The SSLEngine produces/consumes complete SSL/TLS packets only, and does not store application data internally between calls to wrap()/unwrap(). Thus input and output ByteBuffers must be sized appropriately to hold the maximum record that can be produced. Calls to SSLSession.getPacketBufferSize() and SSLSession.getApplicationBufferSize() should be used to determine the appropriate buffer sizes.
I am thinking of replacing the entire block that conditionally resizes the outNetBuffer with something like this:

``

if (outNetBuffer.remaining() < sslEngine.getSession().getPacketBufferSize()) {
   outNetBuffer = SSLByteBufferPool.expandBuffer(
               outNetBuffer,
               sslEngine.getSession().getPacketBufferSize() + outNetBuffer.position()); }

I don’t see the point in adding that code to the existing expansion code as is done in DIRMINA-914 (and instead would like to replace that bit). What are your thoughts?

I have checked in a fix based on the approach described in my last comment. Give it a try! Details can be found in the JIRA issue.

1 Like

(The site was temporarily down for maintenance when I tried to post this a couple of hours ago, so doing it again now.)

I agree completely.

My snippet is a quick hotfix, the first thought that crossed my mind (since

I was somewhat in a hurry).

If the SSL engine provides the maximum packet size, it definitely should be

used here instead.

I too do not see any reason to keep the old expansion code (as suggested in

DIRMINA-914) once the packet buffer size is used - so go ahead and replace

it with the new one. Of course, I did not study the issue very thoroughly,

so no guarantee.

Hello friend,

I have the same problem due to FIX session I have.

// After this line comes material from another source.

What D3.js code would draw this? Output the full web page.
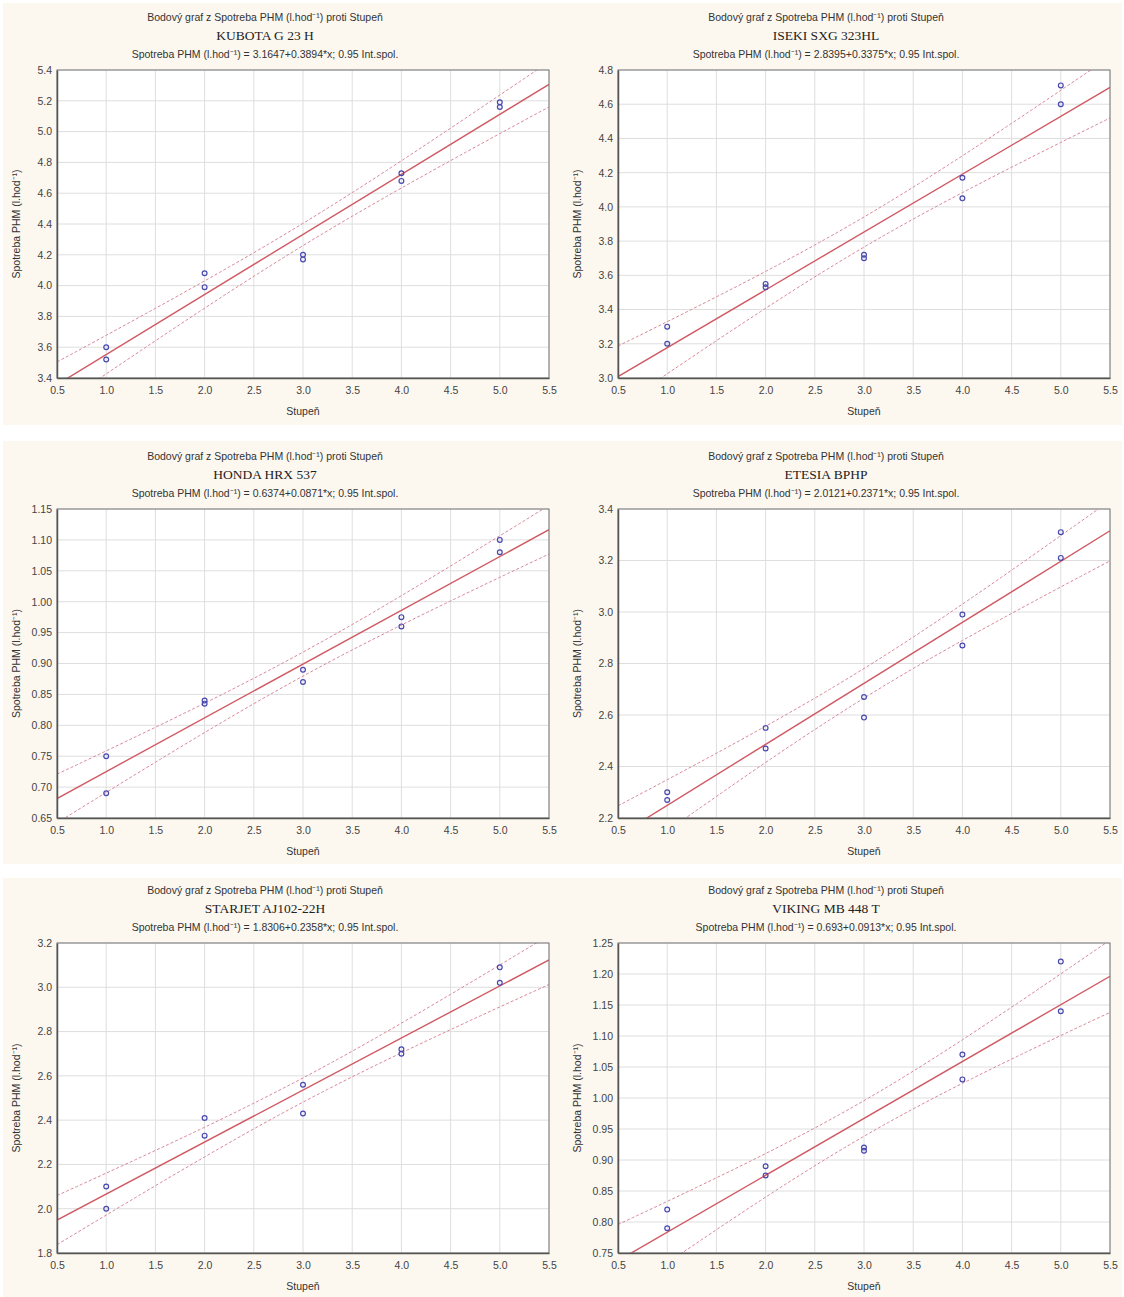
<!DOCTYPE html>
<html lang="cs">
<head>
  <meta charset="UTF-8">
  <title>Bodový graf - Spotreba PHM</title>
  <script src="https://d3js.org/d3.v7.min.js"></script>
  <style>
    body { margin: 0; background: #fff; }
    text { font-family: "Liberation Sans", Arial, sans-serif; }
  </style>
</head>
<body>
  <svg id="svg1"></svg>
  <script>
    // data
    const machines = ["KUBOTA G 23 H", "ISEKI SXG 323HL", "HONDA HRX 537", "ETESIA BPHP", "STARJET AJ102-22H", "VIKING MB 448 T"];
    const equations = ["3.1647+0.3894*x", "2.8395+0.3375*x", "0.6374+0.0871*x", "2.0121+0.2371*x", "1.8306+0.2358*x", "0.693+0.0913*x"];
    const stupen = [1, 1, 2, 2, 3, 3, 4, 4, 5, 5];
    const kubota = [3.60, 3.52, 4.08, 3.99, 4.20, 4.17, 4.73, 4.68, 5.19, 5.16];
    const iseki = [3.30, 3.20, 3.55, 3.53, 3.72, 3.70, 4.17, 4.05, 4.71, 4.60];
    const honda = [0.75, 0.69, 0.84, 0.835, 0.89, 0.87, 0.975, 0.96, 1.10, 1.08];
    const etesia = [2.30, 2.27, 2.55, 2.47, 2.67, 2.59, 2.99, 2.87, 3.31, 3.21];
    const starjet = [2.10, 2.00, 2.41, 2.33, 2.56, 2.43, 2.72, 2.70, 3.09, 3.02];
    const viking = [0.82, 0.79, 0.89, 0.875, 0.92, 0.915, 1.07, 1.03, 1.22, 1.14];
    const series = [kubota, iseki, honda, etesia, starjet, viking];
    const yDomains = [[3.4, 5.4], [3.0, 4.8], [0.65, 1.15], [2.2, 3.4], [1.8, 3.2], [0.75, 1.25]];
    const yStep = [0.2, 0.2, 0.05, 0.2, 0.2, 0.05];
    const xTicks = [0.5, 1.0, 1.5, 2.0, 2.5, 3.0, 3.5, 4.0, 4.5, 5.0, 5.5];

    const W = 1124, H = 1297;
    const colLeft = [57, 618];
    const plotW = 492;
    const rowTop = [70, 509, 943];
    const rowBottom = [378, 818, 1253];
    const bgRows = [[3, 425], [441, 864], [878, 1297]];

    const svg = d3.select('#svg1').attr('width', W).attr('height', H);

    bgRows.forEach(r => {
      svg.append('rect').attr('x', 3).attr('y', r[0]).attr('width', W - 5).attr('height', r[1] - r[0])
        .attr('fill', '#fcf8f0');
    });

    const tT = 2.306; // t(0.975, 8)

    series.forEach((ys, i) => {
      const col = i % 2, row = Math.floor(i / 2);
      const left = colLeft[col], right = left + plotW;
      const top = rowTop[row], bottom = rowBottom[row];

      const x = d3.scaleLinear().domain([0.5, 5.5]).range([left, right]);
      const y = d3.scaleLinear().domain(yDomains[i]).range([bottom, top]);
      const dec = yStep[i] < 0.1 ? 2 : 1;
      const yTicks = d3.range(yDomains[i][0], yDomains[i][1] + yStep[i] / 2, yStep[i]);

      const g = svg.append('g');
      g.append('rect').attr('x', left).attr('y', top).attr('width', plotW).attr('height', bottom - top)
        .attr('fill', '#fff');

      // grid
      g.append('g').selectAll('line').data(xTicks).join('line')
        .attr('x1', d => x(d)).attr('x2', d => x(d)).attr('y1', top).attr('y2', bottom)
        .attr('stroke', '#dedede').attr('stroke-width', 1);
      g.append('g').selectAll('line').data(yTicks).join('line')
        .attr('x1', left).attr('x2', right).attr('y1', d => y(d)).attr('y2', d => y(d))
        .attr('stroke', '#dedede').attr('stroke-width', 1);

      // regression and 95% confidence band
      const n = ys.length;
      const mx = d3.mean(stupen), my = d3.mean(ys);
      const sxx = d3.sum(stupen, d => (d - mx) ** 2);
      const b = d3.sum(stupen, (d, k) => (d - mx) * (ys[k] - my)) / sxx;
      const a = my - b * mx;
      const s = Math.sqrt(d3.sum(stupen, (d, k) => (ys[k] - a - b * d) ** 2) / (n - 2));
      const xs = d3.range(0.5, 5.501, 0.05);
      const half = xv => tT * s * Math.sqrt(1 / n + (xv - mx) ** 2 / sxx);

      const clipId = 'clip' + i;
      svg.append('clipPath').attr('id', clipId).append('rect')
        .attr('x', left).attr('y', top).attr('width', plotW).attr('height', bottom - top);
      const lines = g.append('g').attr('clip-path', `url(#${clipId})`);
      const line = d3.line().x(d => x(d[0])).y(d => y(d[1]));
      lines.append('path').attr('d', line(xs.map(v => [v, a + b * v + half(v)])))
        .attr('fill', 'none').attr('stroke', '#d9889a').attr('stroke-width', 1).attr('stroke-dasharray', '3,2');
      lines.append('path').attr('d', line(xs.map(v => [v, a + b * v - half(v)])))
        .attr('fill', 'none').attr('stroke', '#d9889a').attr('stroke-width', 1).attr('stroke-dasharray', '3,2');
      lines.append('path').attr('d', line([[0.5, a + b * 0.5], [5.5, a + b * 5.5]]))
        .attr('fill', 'none').attr('stroke', '#d05a64').attr('stroke-width', 1.4);

      // points
      g.append('g').selectAll('circle').data(ys).join('circle')
        .attr('cx', (d, k) => x(stupen[k])).attr('cy', d => y(d)).attr('r', 2.4)
        .attr('fill', 'none').attr('stroke', '#4848b0').attr('stroke-width', 1.2);

      // frame
      g.append('rect').attr('x', left).attr('y', top).attr('width', plotW).attr('height', bottom - top)
        .attr('fill', 'none').attr('stroke', '#777').attr('stroke-width', 1);

      // axes
      const xAxis = d3.axisBottom(x).tickValues(xTicks).tickFormat(d3.format('.1f')).tickSize(0).tickPadding(9);
      const yAxis = d3.axisLeft(y).tickValues(yTicks).tickFormat(d3.format('.' + dec + 'f')).tickSize(0).tickPadding(5);
      const gx = g.append('g').attr('transform', `translate(0,${bottom})`).call(xAxis);
      const gy = g.append('g').attr('transform', `translate(${left},0)`).call(yAxis);
      [gx, gy].forEach(ax => {
        ax.select('.domain').attr('stroke', '#555').attr('stroke-width', 1.5);
        ax.selectAll('text').attr('font-size', 10.5).attr('fill', '#444');
      });

      // titles
      const cx = left + 208;
      g.append('text').attr('x', cx).attr('y', top - 49).attr('text-anchor', 'middle')
        .attr('font-size', 10.5).attr('fill', '#333')
        .text('Bodový graf z Spotreba PHM (l.hod\u207B\u00B9) proti Stupeň');
      g.append('text').attr('x', cx).attr('y', top - 30).attr('text-anchor', 'middle')
        .attr('font-size', 13.5).attr('fill', '#222').style('font-family', '"Liberation Serif", "Times New Roman", serif')
        .text(machines[i]);
      g.append('text').attr('x', cx).attr('y', top - 12).attr('text-anchor', 'middle')
        .attr('font-size', 10.5).attr('fill', '#333')
        .text('Spotreba PHM (l.hod\u207B\u00B9) = ' + equations[i] + '; 0.95 Int.spol.');

      g.append('text').attr('x', (left + right) / 2).attr('y', bottom + 37).attr('text-anchor', 'middle')
        .attr('font-size', 10.5).attr('fill', '#333').text('Stupeň');
      g.append('text').attr('transform', `translate(${left - 37},${(top + bottom) / 2}) rotate(-90)`)
        .attr('text-anchor', 'middle').attr('font-size', 10.5).attr('fill', '#333')
        .text('Spotreba PHM (l.hod\u207B\u00B9)');
    });
  </script>
</body>
</html>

Disconnecting: Socket exception (/192.168.141.143:62608): javax.net.ssl.SSLException: SSLEngine error during encrypt: BUFFER_OVERFLOW src: java.nio.HeapByteBuffer[pos=15847 lim=16191 cap=16191]outNetBuffer: java.nio.DirectByteBuffer[pos=15914 lim=32382 cap=32382]

Can someone confirm a formal solution for this issue ?

I’ll thank for your answers in advance.